→ **EXTRACTED DATA**:
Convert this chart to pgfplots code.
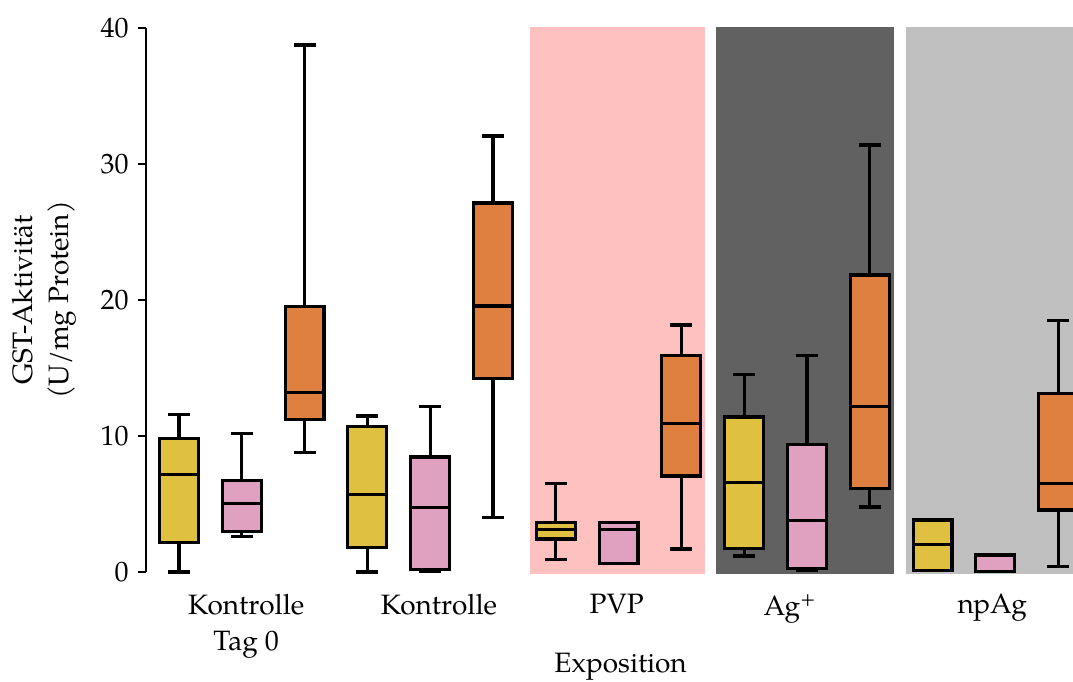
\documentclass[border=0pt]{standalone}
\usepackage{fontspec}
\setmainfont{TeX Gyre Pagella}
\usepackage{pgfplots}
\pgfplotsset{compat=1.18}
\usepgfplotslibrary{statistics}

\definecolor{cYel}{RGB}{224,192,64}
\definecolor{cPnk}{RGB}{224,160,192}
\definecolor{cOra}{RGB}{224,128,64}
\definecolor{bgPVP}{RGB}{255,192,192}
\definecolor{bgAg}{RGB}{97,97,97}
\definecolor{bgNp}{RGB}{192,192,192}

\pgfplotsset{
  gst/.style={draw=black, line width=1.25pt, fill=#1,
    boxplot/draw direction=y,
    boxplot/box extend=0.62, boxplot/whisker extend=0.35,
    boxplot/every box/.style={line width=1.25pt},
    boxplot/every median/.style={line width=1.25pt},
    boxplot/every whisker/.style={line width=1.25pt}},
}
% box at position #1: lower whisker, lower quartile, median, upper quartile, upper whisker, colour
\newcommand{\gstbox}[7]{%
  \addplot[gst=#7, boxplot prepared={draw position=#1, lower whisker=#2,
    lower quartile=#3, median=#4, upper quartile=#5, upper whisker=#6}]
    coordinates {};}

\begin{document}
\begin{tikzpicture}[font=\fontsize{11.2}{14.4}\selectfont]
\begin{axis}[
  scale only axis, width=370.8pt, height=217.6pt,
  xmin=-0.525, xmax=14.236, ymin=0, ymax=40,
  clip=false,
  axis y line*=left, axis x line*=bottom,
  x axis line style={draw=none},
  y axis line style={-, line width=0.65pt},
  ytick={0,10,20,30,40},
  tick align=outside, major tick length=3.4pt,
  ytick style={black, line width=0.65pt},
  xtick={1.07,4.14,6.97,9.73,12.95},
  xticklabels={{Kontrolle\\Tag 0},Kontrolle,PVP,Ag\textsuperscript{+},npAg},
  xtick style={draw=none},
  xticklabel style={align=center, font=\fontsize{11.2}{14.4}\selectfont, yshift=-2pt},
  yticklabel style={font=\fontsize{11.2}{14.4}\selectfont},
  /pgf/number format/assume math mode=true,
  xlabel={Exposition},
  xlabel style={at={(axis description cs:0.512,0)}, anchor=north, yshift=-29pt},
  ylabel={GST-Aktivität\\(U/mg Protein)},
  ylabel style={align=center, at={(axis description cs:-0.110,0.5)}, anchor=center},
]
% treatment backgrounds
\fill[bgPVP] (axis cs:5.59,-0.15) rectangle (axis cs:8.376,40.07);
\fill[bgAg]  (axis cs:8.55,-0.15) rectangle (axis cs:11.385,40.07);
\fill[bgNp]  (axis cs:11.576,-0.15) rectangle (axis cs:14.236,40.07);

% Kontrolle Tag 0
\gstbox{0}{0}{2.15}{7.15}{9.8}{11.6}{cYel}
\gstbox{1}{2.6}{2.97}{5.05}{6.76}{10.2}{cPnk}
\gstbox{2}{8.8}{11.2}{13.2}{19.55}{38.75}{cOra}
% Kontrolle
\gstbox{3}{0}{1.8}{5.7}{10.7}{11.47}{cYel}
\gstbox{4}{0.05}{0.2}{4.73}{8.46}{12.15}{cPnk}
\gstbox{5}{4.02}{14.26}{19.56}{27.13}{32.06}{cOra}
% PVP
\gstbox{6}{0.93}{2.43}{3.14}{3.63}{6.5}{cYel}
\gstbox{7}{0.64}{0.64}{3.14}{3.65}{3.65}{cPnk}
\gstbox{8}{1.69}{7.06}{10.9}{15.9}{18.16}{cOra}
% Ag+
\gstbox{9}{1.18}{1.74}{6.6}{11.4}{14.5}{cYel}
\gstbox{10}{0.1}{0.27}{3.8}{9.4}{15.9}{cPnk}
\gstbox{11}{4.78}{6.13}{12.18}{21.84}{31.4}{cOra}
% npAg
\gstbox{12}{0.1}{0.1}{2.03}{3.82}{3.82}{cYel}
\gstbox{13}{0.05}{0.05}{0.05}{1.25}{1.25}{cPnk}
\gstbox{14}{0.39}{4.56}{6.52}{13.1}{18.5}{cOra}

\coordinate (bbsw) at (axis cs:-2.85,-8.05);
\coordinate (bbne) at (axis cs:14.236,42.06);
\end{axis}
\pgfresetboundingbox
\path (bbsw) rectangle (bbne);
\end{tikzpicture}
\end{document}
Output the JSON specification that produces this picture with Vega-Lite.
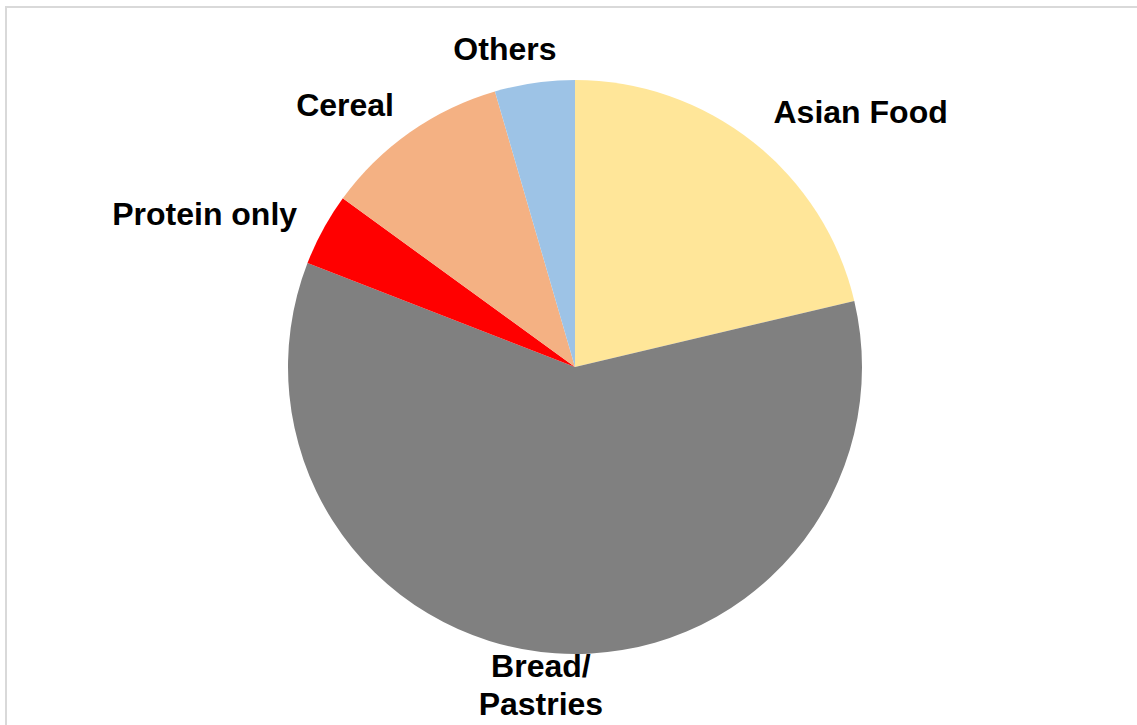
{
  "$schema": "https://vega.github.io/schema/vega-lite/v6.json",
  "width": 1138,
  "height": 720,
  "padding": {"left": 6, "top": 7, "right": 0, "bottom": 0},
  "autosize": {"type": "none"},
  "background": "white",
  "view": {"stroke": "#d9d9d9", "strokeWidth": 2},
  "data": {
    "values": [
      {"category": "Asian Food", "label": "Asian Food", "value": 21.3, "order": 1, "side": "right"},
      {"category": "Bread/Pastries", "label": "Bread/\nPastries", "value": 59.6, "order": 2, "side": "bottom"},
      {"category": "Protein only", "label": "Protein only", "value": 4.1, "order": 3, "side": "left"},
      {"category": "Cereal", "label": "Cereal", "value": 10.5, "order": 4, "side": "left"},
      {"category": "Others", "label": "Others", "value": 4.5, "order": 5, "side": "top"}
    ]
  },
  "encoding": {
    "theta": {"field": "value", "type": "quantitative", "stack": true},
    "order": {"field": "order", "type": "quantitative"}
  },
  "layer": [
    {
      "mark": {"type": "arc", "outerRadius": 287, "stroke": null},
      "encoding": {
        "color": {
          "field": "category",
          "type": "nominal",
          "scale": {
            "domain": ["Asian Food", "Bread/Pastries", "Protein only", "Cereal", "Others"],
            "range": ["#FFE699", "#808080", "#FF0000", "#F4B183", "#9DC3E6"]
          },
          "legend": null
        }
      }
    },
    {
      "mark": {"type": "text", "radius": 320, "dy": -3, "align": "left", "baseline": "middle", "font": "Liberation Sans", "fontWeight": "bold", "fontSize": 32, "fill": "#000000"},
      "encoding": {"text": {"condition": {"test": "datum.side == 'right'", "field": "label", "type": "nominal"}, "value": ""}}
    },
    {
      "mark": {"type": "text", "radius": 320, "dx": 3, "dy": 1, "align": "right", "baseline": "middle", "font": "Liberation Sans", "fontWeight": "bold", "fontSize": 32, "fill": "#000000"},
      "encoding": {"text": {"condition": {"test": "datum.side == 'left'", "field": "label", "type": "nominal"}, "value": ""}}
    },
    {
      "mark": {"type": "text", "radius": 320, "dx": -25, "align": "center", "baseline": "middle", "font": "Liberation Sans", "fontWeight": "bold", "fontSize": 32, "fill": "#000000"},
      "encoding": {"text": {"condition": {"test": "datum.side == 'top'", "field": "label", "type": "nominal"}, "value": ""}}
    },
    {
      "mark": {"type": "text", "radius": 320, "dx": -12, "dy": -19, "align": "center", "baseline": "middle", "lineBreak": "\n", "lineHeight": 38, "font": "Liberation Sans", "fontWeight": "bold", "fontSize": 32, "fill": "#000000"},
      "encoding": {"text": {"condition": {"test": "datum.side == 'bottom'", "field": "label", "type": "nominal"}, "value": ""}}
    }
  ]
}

→ **EXERCISE BRIEF**: All the lines above are to be given again exactly as they read, with the pictures removed.

→ **RESULT OF THE TASK**:
Convert this chart to pgfplots code.
\documentclass[border=0pt]{standalone}
\usepackage{fontspec}
\setmainfont{TeX Gyre Pagella}
\usepackage{pgfplots}
\pgfplotsset{compat=1.18}
\usepgfplotslibrary{statistics}

\definecolor{cYel}{RGB}{224,192,64}
\definecolor{cPnk}{RGB}{224,160,192}
\definecolor{cOra}{RGB}{224,128,64}
\definecolor{bgPVP}{RGB}{255,192,192}
\definecolor{bgAg}{RGB}{97,97,97}
\definecolor{bgNp}{RGB}{192,192,192}

\pgfplotsset{
  gst/.style={draw=black, line width=1.25pt, fill=#1,
    boxplot/draw direction=y,
    boxplot/box extend=0.62, boxplot/whisker extend=0.35,
    boxplot/every box/.style={line width=1.25pt},
    boxplot/every median/.style={line width=1.25pt},
    boxplot/every whisker/.style={line width=1.25pt}},
}
% box at position #1: lower whisker, lower quartile, median, upper quartile, upper whisker, colour
\newcommand{\gstbox}[7]{%
  \addplot[gst=#7, boxplot prepared={draw position=#1, lower whisker=#2,
    lower quartile=#3, median=#4, upper quartile=#5, upper whisker=#6}]
    coordinates {};}

\begin{document}
\begin{tikzpicture}[font=\fontsize{11.2}{14.4}\selectfont]
\begin{axis}[
  scale only axis, width=370.8pt, height=217.6pt,
  xmin=-0.525, xmax=14.236, ymin=0, ymax=40,
  clip=false,
  axis y line*=left, axis x line*=bottom,
  x axis line style={draw=none},
  y axis line style={-, line width=0.65pt},
  ytick={0,10,20,30,40},
  tick align=outside, major tick length=3.4pt,
  ytick style={black, line width=0.65pt},
  xtick={1.07,4.14,6.97,9.73,12.95},
  xticklabels={{Kontrolle\\Tag 0},Kontrolle,PVP,Ag\textsuperscript{+},npAg},
  xtick style={draw=none},
  xticklabel style={align=center, font=\fontsize{11.2}{14.4}\selectfont, yshift=-2pt},
  yticklabel style={font=\fontsize{11.2}{14.4}\selectfont},
  /pgf/number format/assume math mode=true,
  xlabel={Exposition},
  xlabel style={at={(axis description cs:0.512,0)}, anchor=north, yshift=-29pt},
  ylabel={GST-Aktivität\\(U/mg Protein)},
  ylabel style={align=center, at={(axis description cs:-0.110,0.5)}, anchor=center},
]
% treatment backgrounds
\fill[bgPVP] (axis cs:5.59,-0.15) rectangle (axis cs:8.376,40.07);
\fill[bgAg]  (axis cs:8.55,-0.15) rectangle (axis cs:11.385,40.07);
\fill[bgNp]  (axis cs:11.576,-0.15) rectangle (axis cs:14.236,40.07);

% Kontrolle Tag 0
\gstbox{0}{0}{2.15}{7.15}{9.8}{11.6}{cYel}
\gstbox{1}{2.6}{2.97}{5.05}{6.76}{10.2}{cPnk}
\gstbox{2}{8.8}{11.2}{13.2}{19.55}{38.75}{cOra}
% Kontrolle
\gstbox{3}{0}{1.8}{5.7}{10.7}{11.47}{cYel}
\gstbox{4}{0.05}{0.2}{4.73}{8.46}{12.15}{cPnk}
\gstbox{5}{4.02}{14.26}{19.56}{27.13}{32.06}{cOra}
% PVP
\gstbox{6}{0.93}{2.43}{3.14}{3.63}{6.5}{cYel}
\gstbox{7}{0.64}{0.64}{3.14}{3.65}{3.65}{cPnk}
\gstbox{8}{1.69}{7.06}{10.9}{15.9}{18.16}{cOra}
% Ag+
\gstbox{9}{1.18}{1.74}{6.6}{11.4}{14.5}{cYel}
\gstbox{10}{0.1}{0.27}{3.8}{9.4}{15.9}{cPnk}
\gstbox{11}{4.78}{6.13}{12.18}{21.84}{31.4}{cOra}
% npAg
\gstbox{12}{0.1}{0.1}{2.03}{3.82}{3.82}{cYel}
\gstbox{13}{0.05}{0.05}{0.05}{1.25}{1.25}{cPnk}
\gstbox{14}{0.39}{4.56}{6.52}{13.1}{18.5}{cOra}

\coordinate (bbsw) at (axis cs:-2.85,-8.05);
\coordinate (bbne) at (axis cs:14.236,42.06);
\end{axis}
\pgfresetboundingbox
\path (bbsw) rectangle (bbne);
\end{tikzpicture}
\end{document}
Output the JSON specification that produces this picture with Vega-Lite.
{
  "$schema": "https://vega.github.io/schema/vega-lite/v6.json",
  "width": 1138,
  "height": 720,
  "padding": {"left": 6, "top": 7, "right": 0, "bottom": 0},
  "autosize": {"type": "none"},
  "background": "white",
  "view": {"stroke": "#d9d9d9", "strokeWidth": 2},
  "data": {
    "values": [
      {"category": "Asian Food", "label": "Asian Food", "value": 21.3, "order": 1, "side": "right"},
      {"category": "Bread/Pastries", "label": "Bread/\nPastries", "value": 59.6, "order": 2, "side": "bottom"},
      {"category": "Protein only", "label": "Protein only", "value": 4.1, "order": 3, "side": "left"},
      {"category": "Cereal", "label": "Cereal", "value": 10.5, "order": 4, "side": "left"},
      {"category": "Others", "label": "Others", "value": 4.5, "order": 5, "side": "top"}
    ]
  },
  "encoding": {
    "theta": {"field": "value", "type": "quantitative", "stack": true},
    "order": {"field": "order", "type": "quantitative"}
  },
  "layer": [
    {
      "mark": {"type": "arc", "outerRadius": 287, "stroke": null},
      "encoding": {
        "color": {
          "field": "category",
          "type": "nominal",
          "scale": {
            "domain": ["Asian Food", "Bread/Pastries", "Protein only", "Cereal", "Others"],
            "range": ["#FFE699", "#808080", "#FF0000", "#F4B183", "#9DC3E6"]
          },
          "legend": null
        }
      }
    },
    {
      "mark": {"type": "text", "radius": 320, "dy": -3, "align": "left", "baseline": "middle", "font": "Liberation Sans", "fontWeight": "bold", "fontSize": 32, "fill": "#000000"},
      "encoding": {"text": {"condition": {"test": "datum.side == 'right'", "field": "label", "type": "nominal"}, "value": ""}}
    },
    {
      "mark": {"type": "text", "radius": 320, "dx": 3, "dy": 1, "align": "right", "baseline": "middle", "font": "Liberation Sans", "fontWeight": "bold", "fontSize": 32, "fill": "#000000"},
      "encoding": {"text": {"condition": {"test": "datum.side == 'left'", "field": "label", "type": "nominal"}, "value": ""}}
    },
    {
      "mark": {"type": "text", "radius": 320, "dx": -25, "align": "center", "baseline": "middle", "font": "Liberation Sans", "fontWeight": "bold", "fontSize": 32, "fill": "#000000"},
      "encoding": {"text": {"condition": {"test": "datum.side == 'top'", "field": "label", "type": "nominal"}, "value": ""}}
    },
    {
      "mark": {"type": "text", "radius": 320, "dx": -12, "dy": -19, "align": "center", "baseline": "middle", "lineBreak": "\n", "lineHeight": 38, "font": "Liberation Sans", "fontWeight": "bold", "fontSize": 32, "fill": "#000000"},
      "encoding": {"text": {"condition": {"test": "datum.side == 'bottom'", "field": "label", "type": "nominal"}, "value": ""}}
    }
  ]
}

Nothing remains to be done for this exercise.